ВСЕ больше лет отделяет нас от страшного июня 1941 года, все меньше с нами людей, помнящих первый день начала Великой Отечественной войны. Поэтому для нынешнего поколения должно быть ценно каждое слово очевидцев тех далеких уже событий. Корреспондент «БН» встретился с уроженцем Лиозно Николаем Дюжей.
«С тех пор совсем не ем мороженого…»
— Мне как раз стукнуло десять, — рассказывает Николай ДЮЖА. — Отец водил товарные составы, а мама была путейной рабочей. Отец часто брал меня летом с собой в поездки, и для меня не было ничего лучше, чем высунуться из окна паровоза навстречу ветру, или, например, бросать в топку куски угля.
22 июня 1941 года мы тоже встретили в дороге — гнали пустые вагоны в Полоцк. Перед этим произошло два символических случая. Отец, молодой мужчина, залезая в рубку паровоза, дважды поскользнулся и едва не упал. А перед отправкой, вечером 21-го июня, в наш дом залетел и сел прямо на стол ворон и принялся клевать приготовленный в дорогу хлеб. Сразу почуяв недоброе, мать стала упрашивать отца, чтобы он не брал меня с собой, но тот сказал, что бояться нечего, не на войну же идем, а всего до Полоцка и обратно!
До пункта назначения им не удалось доехать всего несколько километров: паровоз уткнулся в разрушенный участок дороги, рельсы которого завивались вверх, подобно диковинным цветам. Пока машинист и его сын ходили вокруг разбомбленной насыпи, вдали (а шел второй-третий час ночи 22 июня) раздались взрывы, и над Полоцком начал подниматься гигантский столб дыма. В небе гудели моторы: бомбардировщики — едва заметные вдали черные точки — ходили гуськом друг за другом, а затем один срывался вниз, ронял бомбу и вновь занимал свое место в боевом порядке.

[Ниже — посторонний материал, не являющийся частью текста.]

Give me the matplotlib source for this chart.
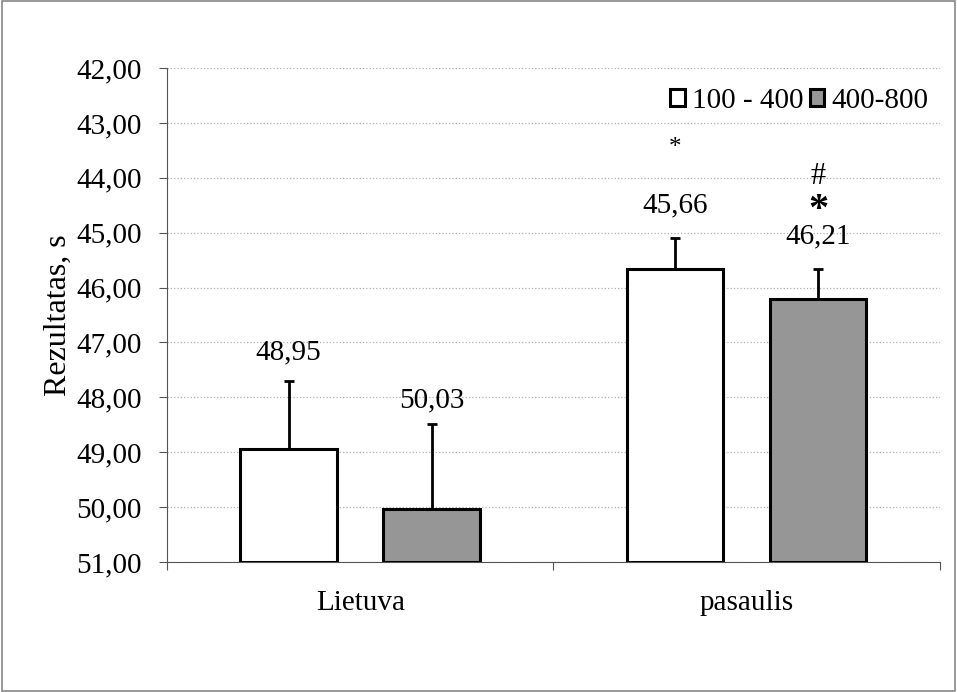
import numpy as np
import matplotlib
matplotlib.use('Agg')
import matplotlib.pyplot as plt
from matplotlib.ticker import FuncFormatter

plt.rcParams['font.family'] = ['Liberation Serif', 'DejaVu Serif']

categories = ['Lietuva', 'pasaulis']
series = ['100 - 400', '400-800']
means = {'100 - 400': [48.95, 45.66], '400-800': [50.03, 46.21]}
errors = {'100 - 400': [1.25, 0.57], '400-800': [1.55, 0.55]}
label_pos = {'100 - 400': [47.19, 44.51], '400-800': [48.05, 45.07]}
colors = {'100 - 400': 'white', '400-800': '#969696'}
base = 51.0

fs = 21
fig = plt.figure(figsize=(9.57, 6.92), dpi=100)
ax = fig.add_axes([0.1745, 0.188, 0.8075, 0.7137])

x = np.arange(len(categories))
w = 0.25
offsets = [-0.185, 0.185]
for s, off in zip(series, offsets):
    v = np.array(means[s])
    e = np.array(errors[s])
    ax.bar(x + off, v - base, bottom=base, width=w, color=colors[s],
           edgecolor='black', linewidth=2.2, label=s, zorder=3)
    ax.errorbar(x + off, v, yerr=[e, np.zeros_like(e)], fmt='none',
                ecolor='black', elinewidth=2, capsize=3.5, capthick=2, zorder=4)
    for xi, val, ly in zip(x + off, v, label_pos[s]):
        ax.text(xi, ly, f'{val:.2f}'.replace('.', ','), ha='center', va='center',
                fontsize=fs)

# significance marks
ax.text(x[1] + offsets[0], 43.45, '*', ha='center', va='center', fontsize=18)
ax.text(x[1] + offsets[1], 43.98, '#', ha='center', va='center', fontsize=22)
ax.text(x[1] + offsets[1], 44.6, '*', ha='center', va='center', fontsize=29,
        fontweight='bold')

ax.set_ylim(51, 42)
ax.set_yticks(np.arange(42, 52, 1))
ax.yaxis.set_major_formatter(FuncFormatter(lambda v, p: f'{v:.2f}'.replace('.', ',')))
ax.set_xlim(-0.5, 1.5)
ax.set_xticks([-0.5, 0.5, 1.5])
ax.set_xticklabels([])
ax.set_xticks(x, minor=True)
ax.set_xticklabels(categories, minor=True)
ax.tick_params(axis='x', which='minor', length=0, pad=20, labelsize=fs)
ax.tick_params(axis='x', which='major', length=6, color='#555555')
ax.tick_params(axis='y', length=6, color='#555555', labelsize=fs, pad=12)
ax.grid(axis='y', color='#b0b0b0', linestyle=':', linewidth=0.9, zorder=0)
for sp in ['top', 'right']:
    ax.spines[sp].set_visible(False)
for sp in ['left', 'bottom']:
    ax.spines[sp].set_color('#555555')
ax.set_ylabel('Rezultatas, s', fontsize=23, labelpad=3)

ax.legend(loc='upper right', bbox_to_anchor=(1.008, 0.995), ncol=2, frameon=False,
          fontsize=fs, handlelength=0.5, handleheight=0.5, handletextpad=0.25,
          columnspacing=0.2, borderaxespad=0.2)

fig.patches.append(plt.Rectangle((0.002, 0.002), 0.996, 0.996, transform=fig.transFigure,
                                 fill=False, edgecolor='#888888', linewidth=1.2))

fig.savefig('out.png', dpi=100)
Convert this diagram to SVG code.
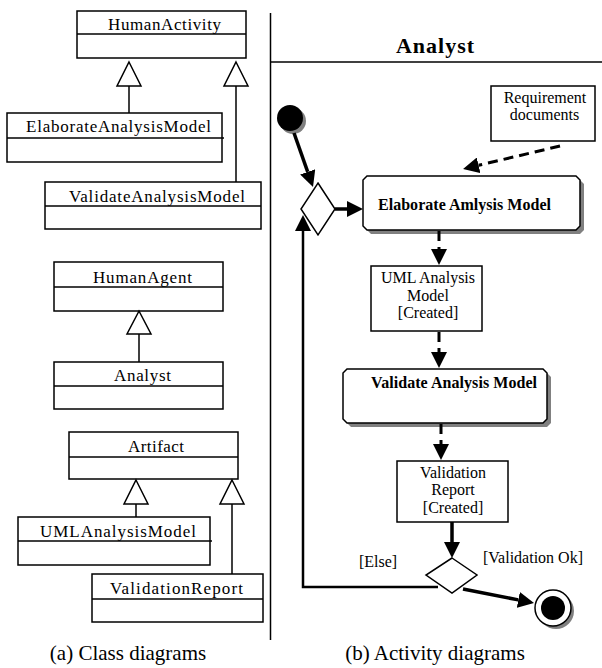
<svg xmlns="http://www.w3.org/2000/svg" width="602" height="668" viewBox="0 0 602 668">
<style>
text{font-family:"Liberation Serif","Times New Roman",serif;fill:#000}
.cn{font-size:17px}
.lb{font-size:16px;text-anchor:middle}
.bd{font-size:16px;font-weight:bold}
.cap{font-size:21px;text-anchor:middle}
.box{fill:#fff;stroke:#000;stroke-width:1.5}
.ln{fill:none;stroke:#000;stroke-width:1.5}
.gen{fill:#fff;stroke:#000;stroke-width:1.5;stroke-linejoin:miter}
.shadow{fill:#808080}
.flow{fill:none;stroke:#000;stroke-width:3.5}
.dash{fill:none;stroke:#000;stroke-width:3;stroke-dasharray:10 6}
</style>
<defs>
<marker id="ah" viewBox="0 0 16 16" refX="0" refY="8" markerWidth="16" markerHeight="16" markerUnits="userSpaceOnUse" orient="auto">
<path d="M0,0 L16,8 L0,16 z" fill="#000"/>
</marker>
</defs>

<!-- frame lines -->
<g id="frame">
<line class="ln" x1="270.5" y1="13" x2="270.5" y2="640"/>
<line class="ln" x1="271" y1="62" x2="602" y2="62"/>
<text x="396" y="53" style="font-size:22px;font-weight:bold" textLength="78" lengthAdjust="spacing">Analyst</text>
</g>

<!-- class diagrams -->
<g id="c-humanactivity">
<rect class="box" x="77" y="11" width="169" height="47"/>
<line class="ln" x1="77" y1="34" x2="246" y2="34"/>
<text class="cn" x="108" y="30" textLength="113" lengthAdjust="spacing">HumanActivity</text>
</g>
<g id="c-elaborate">
<rect class="box" x="7" y="113" width="215" height="49"/>
<line class="ln" x1="7" y1="138" x2="224" y2="138"/>
<text class="cn" x="26" y="132" textLength="185" lengthAdjust="spacing">ElaborateAnalysisModel</text>
</g>
<g id="c-validate">
<rect class="box" x="45" y="182" width="216" height="47"/>
<line class="ln" x1="45" y1="206" x2="261" y2="206"/>
<text class="cn" x="69" y="202" textLength="176" lengthAdjust="spacing">ValidateAnalysisModel</text>
</g>
<g id="c-humanagent">
<rect class="box" x="54" y="262" width="169" height="49"/>
<line class="ln" x1="54" y1="287" x2="223" y2="287"/>
<text class="cn" x="93" y="283" textLength="99" lengthAdjust="spacing">HumanAgent</text>
</g>
<g id="c-analyst">
<rect class="box" x="54" y="362" width="169" height="47"/>
<line class="ln" x1="54" y1="386" x2="223" y2="386"/>
<text class="cn" x="114" y="381" textLength="57" lengthAdjust="spacing">Analyst</text>
</g>
<g id="c-artifact">
<rect class="box" x="69" y="432" width="169" height="47"/>
<line class="ln" x1="69" y1="457" x2="238" y2="457"/>
<text class="cn" x="128" y="452" textLength="56" lengthAdjust="spacing">Artifact</text>
</g>
<g id="c-umlanalysismodel">
<rect class="box" x="18" y="517" width="192" height="48"/>
<line class="ln" x1="18" y1="541" x2="212" y2="541"/>
<text class="cn" x="40" y="537" textLength="156" lengthAdjust="spacing">UMLAnalysisModel</text>
</g>
<g id="c-validationreport">
<rect class="box" x="92" y="574" width="171" height="48"/>
<line class="ln" x1="92" y1="599" x2="263" y2="599"/>
<text class="cn" x="110" y="594" textLength="133" lengthAdjust="spacing">ValidationReport</text>
</g>

<!-- activity nodes -->
<g id="a-initial">
<circle class="shadow" cx="293" cy="121" r="13"/>
<circle cx="290" cy="118" r="13" fill="#000"/>
</g>
<g id="a-decision1">
<polygon class="box" points="318,183 335,209 318,235 301,209"/>
</g>
<g id="a-elaborate">
<polygon class="shadow" points="371,180 580,180 584,184 584,230 580,234 371,234 367,230 367,184"/>
<polygon class="box" points="367,176 576,176 580,180 580,226 576,230 367,230 363,226 363,180"/>
<text class="bd" x="378" y="210" textLength="173" lengthAdjust="spacing">Elaborate Amlysis Model</text>
</g>
<g id="a-requirements">
<rect class="box" x="491" y="86" width="104" height="55"/>
<text class="lb" x="545" y="103">Requirement</text>
<text class="lb" x="544.5" y="120">documents</text>
</g>
<g id="a-umlmodel">
<rect class="box" x="371" y="266" width="111" height="65"/>
<text class="lb" x="428" y="283">UML Analysis</text>
<text class="lb" x="428" y="301">Model</text>
<text class="lb" x="428" y="318">[Created]</text>
</g>
<g id="a-validate">
<polygon class="shadow" points="351,373 547,373 551,377 551,423 547,427 351,427 347,423 347,377"/>
<polygon class="box" points="347,369 543,369 547,373 547,419 543,423 347,423 343,419 343,373"/>
<text class="bd" x="371" y="388" textLength="166" lengthAdjust="spacing">Validate Analysis Model</text>
</g>
<g id="a-report">
<rect class="box" x="397" y="461" width="111" height="61"/>
<text class="lb" x="453" y="478">Validation</text>
<text class="lb" x="453" y="495">Report</text>
<text class="lb" x="453" y="513">[Created]</text>
</g>
<g id="a-decision2">
<polygon class="box" points="452,558 477,575 452,593 426,575"/>
</g>
<g id="a-final">
<circle class="shadow" cx="556" cy="611" r="18"/>
<circle cx="553" cy="608" r="18" fill="#fff" stroke="#000" stroke-width="1.5"/>
<circle cx="553" cy="608" r="12" fill="#000"/>
</g>

<!-- connectors -->
<g id="connectors">
<!-- generalizations -->
<line class="ln" x1="129" y1="86" x2="129" y2="113"/>
<polygon class="gen" points="129,62 141,86 117,86"/>
<line class="ln" x1="236" y1="86" x2="236" y2="182"/>
<polygon class="gen" points="236,62 248,86 224,86"/>
<line class="ln" x1="139" y1="334" x2="139" y2="362"/>
<polygon class="gen" points="139,311 151,334 127,334"/>
<line class="ln" x1="136" y1="504" x2="136" y2="517"/>
<polygon class="gen" points="136,480 148,504 124,504"/>
<line class="ln" x1="232" y1="504" x2="232" y2="574"/>
<polygon class="gen" points="232,480 244,504 220,504"/>
<!-- activity flows -->
<path class="flow" d="M294,133 L307.7,171.9" marker-end="url(#ah)"/>
<path class="flow" d="M335,209 L347,209" marker-end="url(#ah)"/>
<path class="dash" d="M560,146 L478.6,165.3" marker-end="url(#ah)"/>
<path class="dash" d="M439,231 L439,249" marker-end="url(#ah)"/>
<path class="dash" d="M439,332 L439,352" marker-end="url(#ah)"/>
<path class="dash" d="M441,424 L441,444" marker-end="url(#ah)"/>
<path class="flow" d="M452,522 L452,542" marker-end="url(#ah)"/>
<path class="flow" d="M463,589 L518.3,599.9" marker-end="url(#ah)"/>
<path fill="none" stroke="#000" stroke-width="2.5" d="M438,587 H303 V231" marker-end="url(#ah)"/>
</g>

<g id="labels">
<text class="lb" x="378" y="567">[Else]</text>
<text class="lb" x="533" y="563">[Validation Ok]</text>
<text class="cap" x="128" y="660">(a) Class diagrams</text>
<text class="cap" x="435" y="660">(b) Activity diagrams</text>
</g>
</svg>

— Что делать? Мы оставили состав и пошли пешком на ближайшую станцию, — вспоминает Николай Юзефович. — А там дети, около полусотни, ехавшие в пионерский лагерь, да еще и без присмотра! Воспитатели, местные, полоцкие, как началась бомбежка, бросили их и кинулись в город, узнавать о своих родных. А приезжие забились по углам зала ожидания и плакали. Приехала милиция, путейцы, никто ничего понять не может. Одни говорят: маневры; другие — война. Тут, помню, подлетает к станции грузовик, из него вылезает молодой шофер и говорит: «Дорога на Полоцк запружена транспортом, телегами, мост разбит. А у меня эскимо пропадает!» И начал раздавать детворе пачки мороженого. Я напихал брикеты даже в карманы, они жгли холодом сквозь одежду, а я чуть не плакал от обиды, что не успею все съесть, оно ведь растает! Как говорится, и смех и грех.
Дюжа-старший сдал поезд местным железнодорожникам и милиции и с сыном двинулся к шоссе Витебск — Лиозно. Из Полоцка на восток не шла ни одна машина — мосты через Полоту и Западную Двину были разбиты. Домой отправлялись пешком. По пути их остановил патруль милиции, только от него и узнали — началась война. Отца обыскали, проверили документы, путевые бумаги на поезд, которые он взял с собой, и отпустили.
Закончился для маленького Коли тот жаркий день, как ни странно, в фельдшерском пункте: мороженое, съеденное тайком от отца, сделало свое дело — расстроился желудок.
— Утром 23-го нас подобрал водитель, везущий на восток кур, — заканчивает свои воспоминания о первых впечатлениях начала войны рассказчик. — Доехали до Лиозно быстро, а там никто ничего толком не знал: радио молчало, только слухи ходили, один нелепее другого. Таким оно было для меня, это 22 июня: взрывы бомб и море мороженого…
Семья Дюжей эвакуировалась на Урал, а главу семьи уже в Лиозно призвали в армию. Отец приехал в Свердловск только в 1943-м. С медалью «За отвагу» и шрамом в пол-лица. Он пропадет без вести через год где-то в Румынии.
А Николай Юзефович с тех пор совсем не ест мороженого. Его вкус напоминает ему о войне. И сладости он не ощущает.